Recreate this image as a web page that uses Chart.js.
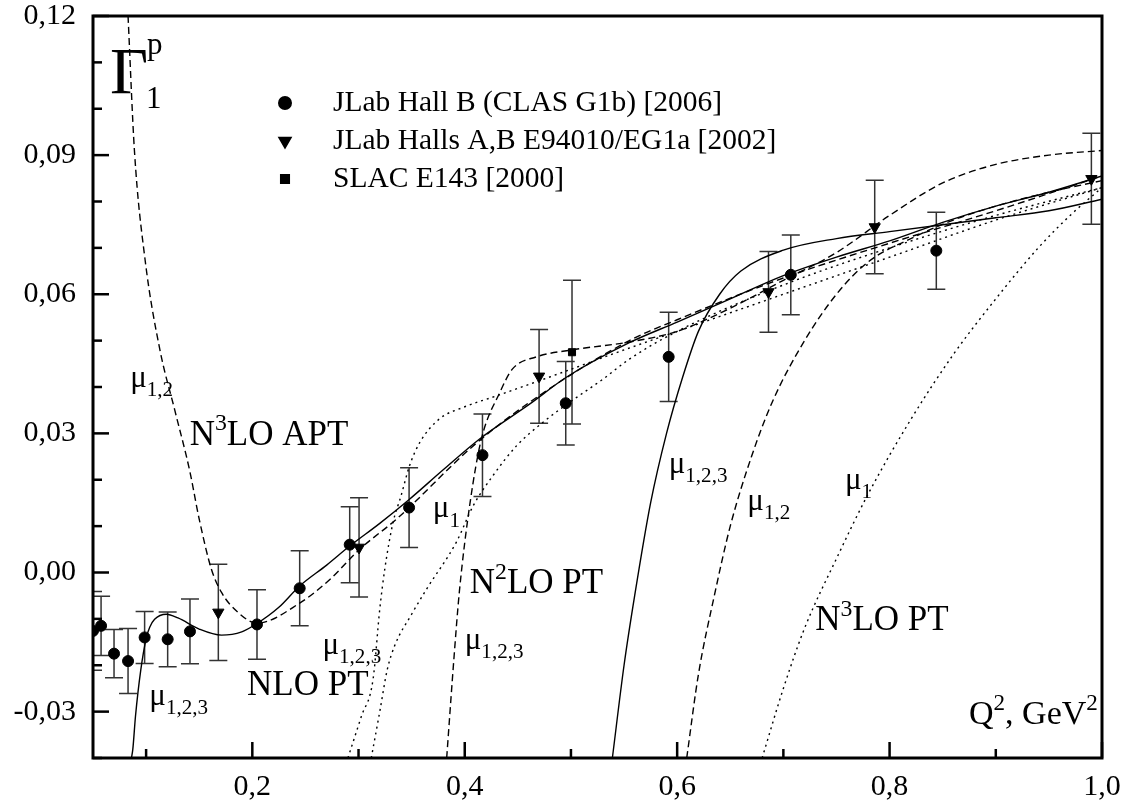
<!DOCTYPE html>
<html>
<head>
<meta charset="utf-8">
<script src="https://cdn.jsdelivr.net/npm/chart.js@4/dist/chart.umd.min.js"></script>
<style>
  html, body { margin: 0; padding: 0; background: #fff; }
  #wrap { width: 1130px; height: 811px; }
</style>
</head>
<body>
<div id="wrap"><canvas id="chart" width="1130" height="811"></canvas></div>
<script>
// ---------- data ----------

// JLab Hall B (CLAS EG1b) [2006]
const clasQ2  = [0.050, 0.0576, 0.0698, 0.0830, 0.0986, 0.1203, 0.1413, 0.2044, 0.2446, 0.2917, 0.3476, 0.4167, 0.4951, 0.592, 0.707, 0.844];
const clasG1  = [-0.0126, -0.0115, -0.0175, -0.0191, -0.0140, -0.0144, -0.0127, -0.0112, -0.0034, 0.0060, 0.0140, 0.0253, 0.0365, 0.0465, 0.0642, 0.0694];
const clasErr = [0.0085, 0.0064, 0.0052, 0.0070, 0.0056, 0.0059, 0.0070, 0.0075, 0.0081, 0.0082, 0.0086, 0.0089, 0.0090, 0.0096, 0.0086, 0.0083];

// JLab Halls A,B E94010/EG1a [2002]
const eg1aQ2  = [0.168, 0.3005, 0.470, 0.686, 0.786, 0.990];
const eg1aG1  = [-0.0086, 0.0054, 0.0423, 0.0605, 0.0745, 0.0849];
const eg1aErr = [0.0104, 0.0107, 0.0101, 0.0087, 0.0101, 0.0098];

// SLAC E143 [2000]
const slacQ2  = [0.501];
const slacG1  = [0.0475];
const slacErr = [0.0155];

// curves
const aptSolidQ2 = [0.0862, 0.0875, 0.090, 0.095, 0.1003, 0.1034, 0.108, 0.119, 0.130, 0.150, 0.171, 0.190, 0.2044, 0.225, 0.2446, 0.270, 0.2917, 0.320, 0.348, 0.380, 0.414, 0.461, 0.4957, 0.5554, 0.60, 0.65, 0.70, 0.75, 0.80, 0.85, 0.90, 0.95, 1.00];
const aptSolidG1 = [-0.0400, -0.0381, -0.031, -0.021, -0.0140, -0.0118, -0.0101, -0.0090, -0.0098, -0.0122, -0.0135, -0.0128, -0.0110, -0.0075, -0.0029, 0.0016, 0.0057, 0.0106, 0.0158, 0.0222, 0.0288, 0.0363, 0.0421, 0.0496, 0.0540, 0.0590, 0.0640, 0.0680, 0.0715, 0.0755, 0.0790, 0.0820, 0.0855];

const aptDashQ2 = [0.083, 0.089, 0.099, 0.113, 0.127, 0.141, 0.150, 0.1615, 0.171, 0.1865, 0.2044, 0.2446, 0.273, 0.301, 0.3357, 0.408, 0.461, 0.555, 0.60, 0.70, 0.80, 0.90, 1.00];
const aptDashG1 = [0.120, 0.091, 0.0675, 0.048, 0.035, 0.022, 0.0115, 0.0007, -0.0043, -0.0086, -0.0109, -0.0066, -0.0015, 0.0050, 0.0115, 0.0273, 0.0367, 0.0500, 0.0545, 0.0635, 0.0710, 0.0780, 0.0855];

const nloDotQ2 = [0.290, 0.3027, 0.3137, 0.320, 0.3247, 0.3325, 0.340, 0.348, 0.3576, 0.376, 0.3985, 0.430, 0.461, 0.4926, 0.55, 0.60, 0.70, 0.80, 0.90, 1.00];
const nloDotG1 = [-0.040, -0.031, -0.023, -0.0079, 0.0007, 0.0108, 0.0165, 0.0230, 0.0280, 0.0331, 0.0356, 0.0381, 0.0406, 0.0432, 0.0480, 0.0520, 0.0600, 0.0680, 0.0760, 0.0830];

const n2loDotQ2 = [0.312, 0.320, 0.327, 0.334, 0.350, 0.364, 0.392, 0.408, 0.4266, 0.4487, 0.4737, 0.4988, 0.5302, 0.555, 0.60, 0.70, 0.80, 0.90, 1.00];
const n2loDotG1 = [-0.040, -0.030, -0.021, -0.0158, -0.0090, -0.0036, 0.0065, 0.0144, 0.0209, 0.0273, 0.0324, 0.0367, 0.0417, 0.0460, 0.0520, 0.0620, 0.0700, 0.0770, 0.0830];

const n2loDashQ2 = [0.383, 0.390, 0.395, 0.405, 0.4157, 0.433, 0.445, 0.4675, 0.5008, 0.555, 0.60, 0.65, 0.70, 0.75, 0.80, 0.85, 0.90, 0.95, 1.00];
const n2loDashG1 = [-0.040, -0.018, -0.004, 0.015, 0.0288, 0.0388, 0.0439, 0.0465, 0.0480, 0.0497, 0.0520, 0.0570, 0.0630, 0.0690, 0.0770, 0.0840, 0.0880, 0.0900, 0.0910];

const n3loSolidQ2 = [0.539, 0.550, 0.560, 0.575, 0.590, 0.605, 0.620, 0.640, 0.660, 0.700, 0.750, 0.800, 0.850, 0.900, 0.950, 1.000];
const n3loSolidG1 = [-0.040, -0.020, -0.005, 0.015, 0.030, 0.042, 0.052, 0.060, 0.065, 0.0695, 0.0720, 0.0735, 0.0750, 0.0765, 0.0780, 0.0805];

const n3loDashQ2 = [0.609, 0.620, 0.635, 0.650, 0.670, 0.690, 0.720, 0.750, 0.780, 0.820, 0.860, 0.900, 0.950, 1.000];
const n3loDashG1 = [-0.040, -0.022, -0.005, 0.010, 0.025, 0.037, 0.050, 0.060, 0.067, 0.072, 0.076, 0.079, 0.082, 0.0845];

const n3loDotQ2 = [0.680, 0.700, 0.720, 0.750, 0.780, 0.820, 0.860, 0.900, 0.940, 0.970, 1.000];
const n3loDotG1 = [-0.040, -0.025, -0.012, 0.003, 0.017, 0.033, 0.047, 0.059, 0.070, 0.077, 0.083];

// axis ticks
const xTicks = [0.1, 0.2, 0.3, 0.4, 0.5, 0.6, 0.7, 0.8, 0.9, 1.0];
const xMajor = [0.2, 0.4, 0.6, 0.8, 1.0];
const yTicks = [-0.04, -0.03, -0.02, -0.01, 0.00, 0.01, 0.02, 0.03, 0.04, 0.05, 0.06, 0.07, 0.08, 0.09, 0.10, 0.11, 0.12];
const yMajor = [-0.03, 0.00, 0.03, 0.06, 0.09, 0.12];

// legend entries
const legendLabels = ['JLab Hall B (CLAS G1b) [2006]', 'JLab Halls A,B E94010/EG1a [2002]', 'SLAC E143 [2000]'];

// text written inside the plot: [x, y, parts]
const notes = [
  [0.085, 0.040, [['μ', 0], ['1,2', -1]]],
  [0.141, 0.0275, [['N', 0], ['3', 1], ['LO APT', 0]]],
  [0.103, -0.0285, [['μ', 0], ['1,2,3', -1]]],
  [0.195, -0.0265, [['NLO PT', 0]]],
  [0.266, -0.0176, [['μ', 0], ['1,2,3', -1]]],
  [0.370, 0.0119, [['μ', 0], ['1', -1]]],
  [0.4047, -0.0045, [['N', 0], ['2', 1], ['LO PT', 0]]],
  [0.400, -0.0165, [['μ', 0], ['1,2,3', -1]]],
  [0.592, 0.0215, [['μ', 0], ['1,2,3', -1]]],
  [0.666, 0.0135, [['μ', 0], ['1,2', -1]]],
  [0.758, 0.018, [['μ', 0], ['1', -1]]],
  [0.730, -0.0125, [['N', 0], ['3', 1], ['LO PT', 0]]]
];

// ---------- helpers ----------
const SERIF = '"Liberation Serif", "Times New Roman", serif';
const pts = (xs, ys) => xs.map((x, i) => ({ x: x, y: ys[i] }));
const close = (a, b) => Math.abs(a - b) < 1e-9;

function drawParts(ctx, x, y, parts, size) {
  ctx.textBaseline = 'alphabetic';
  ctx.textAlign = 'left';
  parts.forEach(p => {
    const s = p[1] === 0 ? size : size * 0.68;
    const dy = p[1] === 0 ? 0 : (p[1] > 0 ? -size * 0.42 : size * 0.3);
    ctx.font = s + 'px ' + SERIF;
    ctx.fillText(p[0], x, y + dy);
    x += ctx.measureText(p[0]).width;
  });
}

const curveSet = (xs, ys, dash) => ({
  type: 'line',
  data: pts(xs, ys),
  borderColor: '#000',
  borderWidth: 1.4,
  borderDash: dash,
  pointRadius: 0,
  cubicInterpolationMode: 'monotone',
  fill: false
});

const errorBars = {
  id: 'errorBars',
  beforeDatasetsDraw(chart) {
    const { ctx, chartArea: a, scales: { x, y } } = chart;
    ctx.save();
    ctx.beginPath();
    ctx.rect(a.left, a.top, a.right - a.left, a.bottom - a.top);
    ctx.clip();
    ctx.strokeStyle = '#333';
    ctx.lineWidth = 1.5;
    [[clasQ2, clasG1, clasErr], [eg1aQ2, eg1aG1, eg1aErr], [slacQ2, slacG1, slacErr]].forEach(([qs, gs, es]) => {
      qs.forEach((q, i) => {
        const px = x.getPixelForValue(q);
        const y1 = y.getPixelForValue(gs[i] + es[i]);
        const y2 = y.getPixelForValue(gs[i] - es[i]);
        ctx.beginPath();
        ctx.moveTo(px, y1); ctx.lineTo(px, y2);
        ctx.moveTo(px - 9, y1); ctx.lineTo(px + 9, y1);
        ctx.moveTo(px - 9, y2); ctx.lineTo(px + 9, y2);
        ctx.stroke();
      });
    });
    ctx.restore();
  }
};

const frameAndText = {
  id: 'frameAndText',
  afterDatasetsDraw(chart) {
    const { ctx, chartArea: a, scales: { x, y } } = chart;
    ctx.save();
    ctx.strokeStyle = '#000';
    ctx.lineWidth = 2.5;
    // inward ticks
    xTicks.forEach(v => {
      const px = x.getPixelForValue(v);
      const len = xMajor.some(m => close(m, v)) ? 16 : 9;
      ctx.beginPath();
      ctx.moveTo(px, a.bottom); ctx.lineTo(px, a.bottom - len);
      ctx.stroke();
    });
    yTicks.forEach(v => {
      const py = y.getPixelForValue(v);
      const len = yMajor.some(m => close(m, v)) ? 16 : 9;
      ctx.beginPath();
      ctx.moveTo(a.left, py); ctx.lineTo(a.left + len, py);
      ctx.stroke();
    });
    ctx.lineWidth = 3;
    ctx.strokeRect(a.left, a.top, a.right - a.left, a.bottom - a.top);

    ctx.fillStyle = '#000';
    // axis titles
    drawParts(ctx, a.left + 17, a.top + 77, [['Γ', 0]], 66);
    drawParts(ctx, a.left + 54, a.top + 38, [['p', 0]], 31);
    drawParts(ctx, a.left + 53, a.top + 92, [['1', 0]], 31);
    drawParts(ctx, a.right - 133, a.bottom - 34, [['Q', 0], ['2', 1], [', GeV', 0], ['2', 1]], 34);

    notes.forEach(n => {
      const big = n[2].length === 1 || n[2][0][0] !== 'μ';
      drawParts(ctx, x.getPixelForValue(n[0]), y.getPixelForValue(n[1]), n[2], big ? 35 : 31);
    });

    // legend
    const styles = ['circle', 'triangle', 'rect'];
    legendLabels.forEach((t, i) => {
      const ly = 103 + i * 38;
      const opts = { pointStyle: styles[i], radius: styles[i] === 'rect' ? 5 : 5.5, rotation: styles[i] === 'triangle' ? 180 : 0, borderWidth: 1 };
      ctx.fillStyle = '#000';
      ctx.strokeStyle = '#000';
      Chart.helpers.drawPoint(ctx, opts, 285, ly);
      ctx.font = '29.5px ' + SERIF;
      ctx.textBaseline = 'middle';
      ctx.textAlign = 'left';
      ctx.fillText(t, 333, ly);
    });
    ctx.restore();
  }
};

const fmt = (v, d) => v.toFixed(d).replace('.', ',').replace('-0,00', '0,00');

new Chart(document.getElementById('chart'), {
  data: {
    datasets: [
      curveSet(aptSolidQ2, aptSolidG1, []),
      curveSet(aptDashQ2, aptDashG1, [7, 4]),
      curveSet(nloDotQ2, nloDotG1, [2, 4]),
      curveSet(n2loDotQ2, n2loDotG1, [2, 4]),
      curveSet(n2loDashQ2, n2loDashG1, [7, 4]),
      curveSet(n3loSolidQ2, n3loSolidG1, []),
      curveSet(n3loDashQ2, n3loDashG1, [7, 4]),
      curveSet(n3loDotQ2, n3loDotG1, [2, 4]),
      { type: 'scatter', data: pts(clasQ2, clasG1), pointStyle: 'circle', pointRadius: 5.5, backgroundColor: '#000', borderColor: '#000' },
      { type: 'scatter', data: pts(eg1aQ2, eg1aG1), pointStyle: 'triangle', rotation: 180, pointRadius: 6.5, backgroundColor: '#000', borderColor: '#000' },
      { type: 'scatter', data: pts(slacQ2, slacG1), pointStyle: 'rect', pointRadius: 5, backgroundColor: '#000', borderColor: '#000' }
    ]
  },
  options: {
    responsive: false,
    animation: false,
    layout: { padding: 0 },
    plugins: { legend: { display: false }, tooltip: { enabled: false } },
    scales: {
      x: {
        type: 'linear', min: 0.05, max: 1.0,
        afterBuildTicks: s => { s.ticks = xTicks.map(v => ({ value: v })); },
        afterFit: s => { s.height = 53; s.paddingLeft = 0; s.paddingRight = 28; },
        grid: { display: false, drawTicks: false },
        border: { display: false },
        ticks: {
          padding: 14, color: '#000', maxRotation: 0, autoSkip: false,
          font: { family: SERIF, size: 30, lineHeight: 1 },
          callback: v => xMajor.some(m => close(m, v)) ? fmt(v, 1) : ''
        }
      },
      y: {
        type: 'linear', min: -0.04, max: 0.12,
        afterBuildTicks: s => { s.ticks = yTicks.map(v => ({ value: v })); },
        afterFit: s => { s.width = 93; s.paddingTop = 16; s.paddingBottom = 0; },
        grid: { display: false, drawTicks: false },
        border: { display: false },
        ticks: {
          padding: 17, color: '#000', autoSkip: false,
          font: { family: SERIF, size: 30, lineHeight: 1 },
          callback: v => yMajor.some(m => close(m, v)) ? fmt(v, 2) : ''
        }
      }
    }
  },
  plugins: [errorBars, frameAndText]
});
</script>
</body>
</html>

- - -

PROBLEM DETAILS
Skip the pictures and restate exactly the lines from the beginning of the listing to the line with "0.0087, 0.0101, 0.0098];", that line included.

THE ANSWER
Recreate this image as a web page that uses Chart.js.
<!DOCTYPE html>
<html>
<head>
<meta charset="utf-8">
<script src="https://cdn.jsdelivr.net/npm/chart.js@4/dist/chart.umd.min.js"></script>
<style>
  html, body { margin: 0; padding: 0; background: #fff; }
  #wrap { width: 1130px; height: 811px; }
</style>
</head>
<body>
<div id="wrap"><canvas id="chart" width="1130" height="811"></canvas></div>
<script>
// ---------- data ----------

// JLab Hall B (CLAS EG1b) [2006]
const clasQ2  = [0.050, 0.0576, 0.0698, 0.0830, 0.0986, 0.1203, 0.1413, 0.2044, 0.2446, 0.2917, 0.3476, 0.4167, 0.4951, 0.592, 0.707, 0.844];
const clasG1  = [-0.0126, -0.0115, -0.0175, -0.0191, -0.0140, -0.0144, -0.0127, -0.0112, -0.0034, 0.0060, 0.0140, 0.0253, 0.0365, 0.0465, 0.0642, 0.0694];
const clasErr = [0.0085, 0.0064, 0.0052, 0.0070, 0.0056, 0.0059, 0.0070, 0.0075, 0.0081, 0.0082, 0.0086, 0.0089, 0.0090, 0.0096, 0.0086, 0.0083];

// JLab Halls A,B E94010/EG1a [2002]
const eg1aQ2  = [0.168, 0.3005, 0.470, 0.686, 0.786, 0.990];
const eg1aG1  = [-0.0086, 0.0054, 0.0423, 0.0605, 0.0745, 0.0849];
const eg1aErr = [0.0104, 0.0107, 0.0101, 0.0087, 0.0101, 0.0098];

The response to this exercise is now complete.